Incidentally, the stories will be going into Absolute Sandman in order of publication, wherever possible, so the short stories from Fables and Nocturnes will be back in the places they came out, rather than all together in one place.

Hi Neil, I hope your deadlines are going well. Anyway, with all this talk of the Absolute Sandman books, I was curious about the possibility of including a supplemental volume that contained all of the scripts from the series similar to what Alan Moore did for the Absolute League Of Extraordinary Gentlemen. Something like that would be very nice. If that wouldn't be an option, would you want to do something like collect the scripts in a separate collection? Thanks. Rob

We've chatted about it in the past -- Fantagraphics wanted to do a Sandman script book about ten years ago. One of the reasons it's never happened is that there aren't any copies of the scripts to Sandman #2 or Sandman #5 in existence as far as we know. (And there are only paper copies of Sandman #1 and #4, although that's not really a problem.) Scott Nybakken suggested reprinting the script to Sandman 19 (Midsummer Night's Dream) in the back of the first volume, and I expect we will.

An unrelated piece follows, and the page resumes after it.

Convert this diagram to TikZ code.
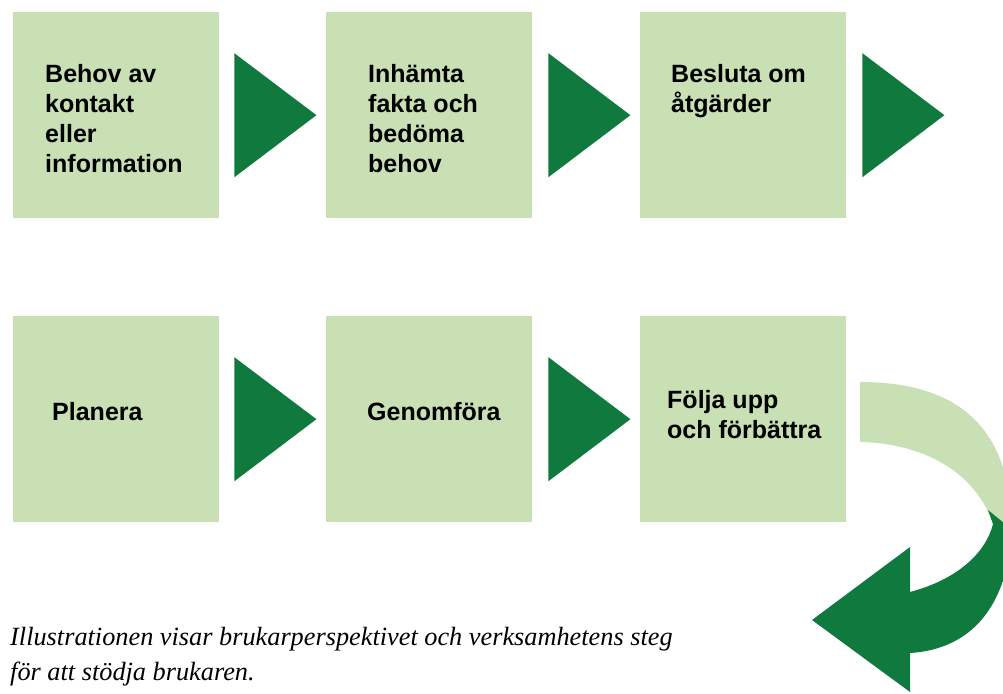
\documentclass[tikz,border=0pt]{standalone}
\usepackage{fontspec}
\setmainfont{Liberation Serif}
\setsansfont{Liberation Sans}
\usepackage{tikz}
\definecolor{boxgreen}{RGB}{201,224,180}
\definecolor{arrowgreen}{RGB}{16,122,62}
\tikzset{
  stepbox/.style={fill=boxgreen, minimum width=206pt, minimum height=206pt,
    inner sep=0pt, anchor=north west},
  steptext/.style={font=\sffamily\bfseries\fontsize{25}{30}\selectfont,
    align=left, inner sep=0pt, anchor=north west},
  captext/.style={font=\itshape\fontsize{26.3}{35}\selectfont,
    align=left, inner sep=0pt, anchor=north west},
}

\begin{document}
\begin{tikzpicture}[x=1pt,y=1pt]
  \useasboundingbox (0,0) rectangle (1003,-693);
  % first row
  \node[stepbox] (b1) at (13,-12) {};
  \node[stepbox] (b2) at (326,-12) {};
  \node[stepbox] (b3) at (640,-12) {};
  \node[steptext] (t1) at ([shift={(32,-52)}]b1.north west) {Behov av\\kontakt\\eller\\information};
  \node[steptext] (t2) at ([shift={(42,-52)}]b2.north west) {Inhämta\\fakta och\\bedöma\\behov};
  \node[steptext] (t3) at ([shift={(31,-52)}]b3.north west) {Besluta om\\åtgärder};
  \fill[arrowgreen] ([xshift=15]b1.east) ++(0,62) -- ++(82,-62) -- ++(-82,-62) -- cycle;
  \fill[arrowgreen] ([xshift=16]b2.east) ++(0,62) -- ++(82,-62) -- ++(-82,-62) -- cycle;
  \fill[arrowgreen] ([xshift=16]b3.east) ++(0,62) -- ++(82,-62) -- ++(-82,-62) -- cycle;
  % second row
  \node[stepbox] (b4) at (13,-316) {};
  \node[stepbox] (b5) at (326,-316) {};
  \node[stepbox] (b6) at (640,-316) {};
  \node[steptext] (t4) at ([shift={(39,-86)}]b4.north west) {Planera};
  \node[steptext] (t5) at ([shift={(41,-86)}]b5.north west) {Genomföra};
  \node[steptext] (t6) at ([shift={(27,-74)}]b6.north west) {Följa upp\\och förbättra};
  \fill[arrowgreen] ([xshift=15]b4.east) ++(0,62) -- ++(82,-62) -- ++(-82,-62) -- cycle;
  \fill[arrowgreen] ([xshift=16]b5.east) ++(0,62) -- ++(82,-62) -- ++(-82,-62) -- cycle;
  % curved arrow back
  \fill[boxgreen] (860,-382) .. controls (950,-382) and (1000,-420) .. (1010,-500)
    -- (1010,-535) -- (993,-524) .. controls (975,-470) and (920,-443) .. (860,-442) -- cycle;
  \fill[arrowgreen] (988,-510) -- (1010,-528) -- (1010,-550)
    .. controls (1000,-620) and (960,-650) .. (910,-653)
    -- (910,-692) -- (812,-620) -- (910,-547) -- (910,-592)
    .. controls (955,-580) and (985,-555) .. (993,-524) -- cycle;
  % caption
  \node[captext] (cap) at (10,-627) {Illustrationen visar brukarperspektivet och verksamhetens steg\\för att stödja brukaren.};
\end{tikzpicture}
\end{document}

Also, bear in mind that each Sandman script was at least 10,000 words long, so the finished script book would be about 800,000 words long -- which, would be rather unlikely to come in at less than thousand pages...

...

Here's Stewart Lee's diary on the problems with taking Jerry Springer: The Opera on the road.

February 3 In my new capacity as sin-eater for the religious guilt of the entire world, I fulfil a lifetime's ambition by appearing on the Today programme, with a member of the Muslim Council to discuss the Danish Mohammed cartoon controversy. Everyone's anxious to draw parallels with the opera's persecution by the Christian right, but the Danish cartoonists wandered into a world of protected religious symbols they didn't understand. We have used a set of icons whose implications we appreciate, within a tradition of Christian imagery. And you can now buy Virgin Mary snow-globes in Vatican Square, so it's a bit late to start getting all protective.

...

I heard from an old friend that the Protestant Cemetery in Italy, burial place for Shelley and Keats (among others) is literally crumbling and may have to close its gates for good -- here's the article http://news.yahoo.com/s/afp/20060213/ts_afp/afplifestyleitaly and here's her livejournal entry, with glorious cemetery photos http://maudelynn.livejournal.com/285199.html.

Right. Off to trudge through the snow and write some more.